What is required: Pictures are not part of the copy. Give again exactly the lines from the one with "Clone this chart in matplotlib." to the one with "im.set_clip_path(b)", inclusive.

Stored records:
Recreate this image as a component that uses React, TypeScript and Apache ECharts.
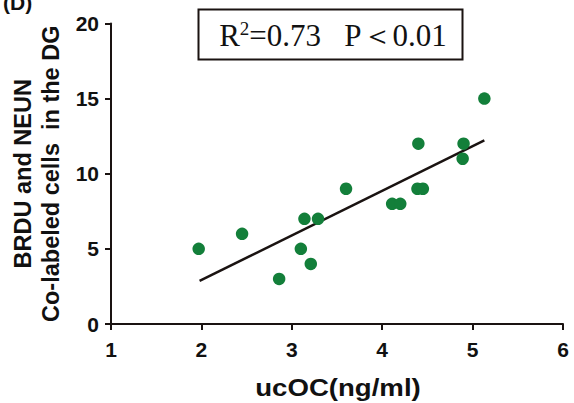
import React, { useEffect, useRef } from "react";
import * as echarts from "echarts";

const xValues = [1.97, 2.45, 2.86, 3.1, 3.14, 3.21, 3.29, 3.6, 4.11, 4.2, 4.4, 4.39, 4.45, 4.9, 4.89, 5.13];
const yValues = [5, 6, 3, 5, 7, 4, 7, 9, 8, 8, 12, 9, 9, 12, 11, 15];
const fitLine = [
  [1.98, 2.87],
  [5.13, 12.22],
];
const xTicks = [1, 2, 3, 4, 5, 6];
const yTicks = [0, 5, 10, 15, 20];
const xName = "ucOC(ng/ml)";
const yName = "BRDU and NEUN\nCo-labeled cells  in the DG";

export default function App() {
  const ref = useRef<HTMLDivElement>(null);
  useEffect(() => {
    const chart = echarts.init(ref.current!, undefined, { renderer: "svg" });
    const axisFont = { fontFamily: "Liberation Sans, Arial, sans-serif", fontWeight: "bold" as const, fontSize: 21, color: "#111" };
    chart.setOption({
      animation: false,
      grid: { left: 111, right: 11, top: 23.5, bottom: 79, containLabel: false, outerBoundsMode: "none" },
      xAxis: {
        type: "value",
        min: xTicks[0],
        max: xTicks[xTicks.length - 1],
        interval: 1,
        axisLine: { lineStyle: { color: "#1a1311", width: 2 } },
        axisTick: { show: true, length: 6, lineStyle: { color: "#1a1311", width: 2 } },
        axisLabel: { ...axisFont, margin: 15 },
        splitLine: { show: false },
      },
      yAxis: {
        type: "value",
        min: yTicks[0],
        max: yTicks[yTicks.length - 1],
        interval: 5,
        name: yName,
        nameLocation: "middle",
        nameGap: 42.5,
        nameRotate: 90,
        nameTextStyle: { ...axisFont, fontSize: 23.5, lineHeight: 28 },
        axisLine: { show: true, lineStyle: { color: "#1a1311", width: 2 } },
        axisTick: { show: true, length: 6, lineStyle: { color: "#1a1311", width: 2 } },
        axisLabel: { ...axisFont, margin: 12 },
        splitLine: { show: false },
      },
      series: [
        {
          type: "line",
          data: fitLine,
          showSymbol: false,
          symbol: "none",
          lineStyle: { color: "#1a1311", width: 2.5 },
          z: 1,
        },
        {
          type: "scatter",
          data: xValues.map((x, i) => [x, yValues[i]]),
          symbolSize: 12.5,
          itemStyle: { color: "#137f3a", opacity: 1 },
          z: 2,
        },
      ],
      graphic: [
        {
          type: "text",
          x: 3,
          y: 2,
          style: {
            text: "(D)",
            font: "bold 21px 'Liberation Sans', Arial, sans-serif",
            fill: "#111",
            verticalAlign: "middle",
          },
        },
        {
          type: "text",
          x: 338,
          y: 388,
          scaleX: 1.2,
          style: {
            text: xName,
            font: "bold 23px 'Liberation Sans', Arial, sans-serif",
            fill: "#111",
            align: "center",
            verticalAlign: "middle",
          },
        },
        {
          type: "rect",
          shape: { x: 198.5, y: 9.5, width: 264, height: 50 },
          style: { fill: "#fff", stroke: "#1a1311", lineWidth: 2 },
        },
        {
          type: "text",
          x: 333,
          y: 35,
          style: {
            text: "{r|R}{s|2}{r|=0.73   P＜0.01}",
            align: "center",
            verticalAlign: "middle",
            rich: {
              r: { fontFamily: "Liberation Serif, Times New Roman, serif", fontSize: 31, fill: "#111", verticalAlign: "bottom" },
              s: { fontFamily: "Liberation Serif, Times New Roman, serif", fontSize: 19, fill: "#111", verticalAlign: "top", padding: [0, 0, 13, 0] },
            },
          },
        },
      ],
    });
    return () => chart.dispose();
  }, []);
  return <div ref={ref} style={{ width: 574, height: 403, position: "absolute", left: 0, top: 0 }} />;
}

---

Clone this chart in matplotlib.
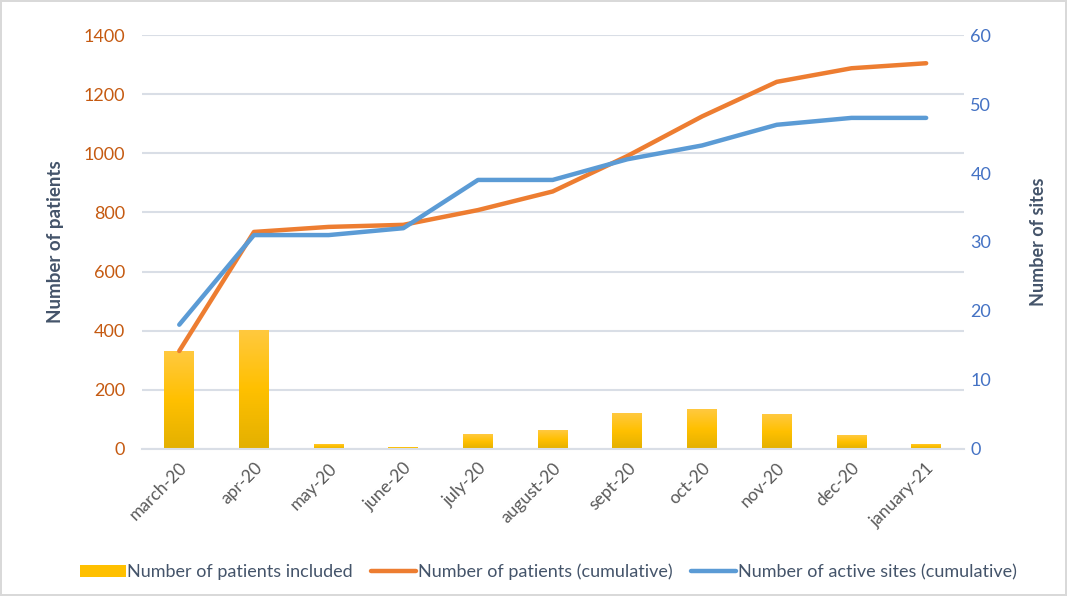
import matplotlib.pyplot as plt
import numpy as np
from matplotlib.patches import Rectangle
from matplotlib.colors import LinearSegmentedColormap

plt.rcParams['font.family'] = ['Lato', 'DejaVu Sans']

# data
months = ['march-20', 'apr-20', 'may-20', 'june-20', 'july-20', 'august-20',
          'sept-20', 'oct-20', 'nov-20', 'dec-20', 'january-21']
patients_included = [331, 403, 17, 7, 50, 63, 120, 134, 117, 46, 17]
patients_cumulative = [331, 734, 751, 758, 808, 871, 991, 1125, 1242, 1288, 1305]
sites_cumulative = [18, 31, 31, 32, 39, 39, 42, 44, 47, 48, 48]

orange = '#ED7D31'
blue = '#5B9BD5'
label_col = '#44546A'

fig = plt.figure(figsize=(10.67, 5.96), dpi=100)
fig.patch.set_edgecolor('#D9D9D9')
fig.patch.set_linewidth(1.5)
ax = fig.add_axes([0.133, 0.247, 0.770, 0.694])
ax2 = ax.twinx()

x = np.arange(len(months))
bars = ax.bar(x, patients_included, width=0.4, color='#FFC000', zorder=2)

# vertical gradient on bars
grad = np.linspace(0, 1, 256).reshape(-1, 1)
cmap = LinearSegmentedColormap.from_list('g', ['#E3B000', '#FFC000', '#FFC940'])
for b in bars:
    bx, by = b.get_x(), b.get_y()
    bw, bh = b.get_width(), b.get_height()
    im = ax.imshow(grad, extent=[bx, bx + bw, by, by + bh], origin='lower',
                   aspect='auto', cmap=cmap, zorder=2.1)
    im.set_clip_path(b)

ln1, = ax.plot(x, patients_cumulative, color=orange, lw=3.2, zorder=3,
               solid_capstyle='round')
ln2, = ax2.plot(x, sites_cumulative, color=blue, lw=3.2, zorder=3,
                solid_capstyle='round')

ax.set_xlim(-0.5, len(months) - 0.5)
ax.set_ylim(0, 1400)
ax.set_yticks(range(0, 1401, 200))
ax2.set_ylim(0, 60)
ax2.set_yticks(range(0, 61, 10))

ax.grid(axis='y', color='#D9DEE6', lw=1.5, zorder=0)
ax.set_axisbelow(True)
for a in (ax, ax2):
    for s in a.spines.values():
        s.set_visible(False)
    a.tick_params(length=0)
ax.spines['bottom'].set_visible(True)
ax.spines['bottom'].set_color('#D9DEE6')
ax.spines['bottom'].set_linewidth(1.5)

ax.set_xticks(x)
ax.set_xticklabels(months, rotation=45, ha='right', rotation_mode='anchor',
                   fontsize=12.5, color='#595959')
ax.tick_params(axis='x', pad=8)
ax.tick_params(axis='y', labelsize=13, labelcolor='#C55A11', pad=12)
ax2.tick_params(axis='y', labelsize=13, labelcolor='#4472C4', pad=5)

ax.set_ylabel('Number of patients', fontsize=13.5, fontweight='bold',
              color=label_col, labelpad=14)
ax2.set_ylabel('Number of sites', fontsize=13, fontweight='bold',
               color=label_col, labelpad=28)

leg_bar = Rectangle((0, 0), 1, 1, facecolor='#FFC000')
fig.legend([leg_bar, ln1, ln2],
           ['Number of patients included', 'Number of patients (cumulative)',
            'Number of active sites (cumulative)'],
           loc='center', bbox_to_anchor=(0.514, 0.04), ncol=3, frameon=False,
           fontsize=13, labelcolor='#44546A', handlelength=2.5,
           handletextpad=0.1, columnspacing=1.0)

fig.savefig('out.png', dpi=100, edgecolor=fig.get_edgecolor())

Solution below:
Clone this chart in matplotlib.
import matplotlib.pyplot as plt
import numpy as np
from matplotlib.patches import Rectangle
from matplotlib.colors import LinearSegmentedColormap

plt.rcParams['font.family'] = ['Lato', 'DejaVu Sans']

# data
months = ['march-20', 'apr-20', 'may-20', 'june-20', 'july-20', 'august-20',
          'sept-20', 'oct-20', 'nov-20', 'dec-20', 'january-21']
patients_included = [331, 403, 17, 7, 50, 63, 120, 134, 117, 46, 17]
patients_cumulative = [331, 734, 751, 758, 808, 871, 991, 1125, 1242, 1288, 1305]
sites_cumulative = [18, 31, 31, 32, 39, 39, 42, 44, 47, 48, 48]

orange = '#ED7D31'
blue = '#5B9BD5'
label_col = '#44546A'

fig = plt.figure(figsize=(10.67, 5.96), dpi=100)
fig.patch.set_edgecolor('#D9D9D9')
fig.patch.set_linewidth(1.5)
ax = fig.add_axes([0.133, 0.247, 0.770, 0.694])
ax2 = ax.twinx()

x = np.arange(len(months))
bars = ax.bar(x, patients_included, width=0.4, color='#FFC000', zorder=2)

# vertical gradient on bars
grad = np.linspace(0, 1, 256).reshape(-1, 1)
cmap = LinearSegmentedColormap.from_list('g', ['#E3B000', '#FFC000', '#FFC940'])
for b in bars:
    bx, by = b.get_x(), b.get_y()
    bw, bh = b.get_width(), b.get_height()
    im = ax.imshow(grad, extent=[bx, bx + bw, by, by + bh], origin='lower',
                   aspect='auto', cmap=cmap, zorder=2.1)
    im.set_clip_path(b)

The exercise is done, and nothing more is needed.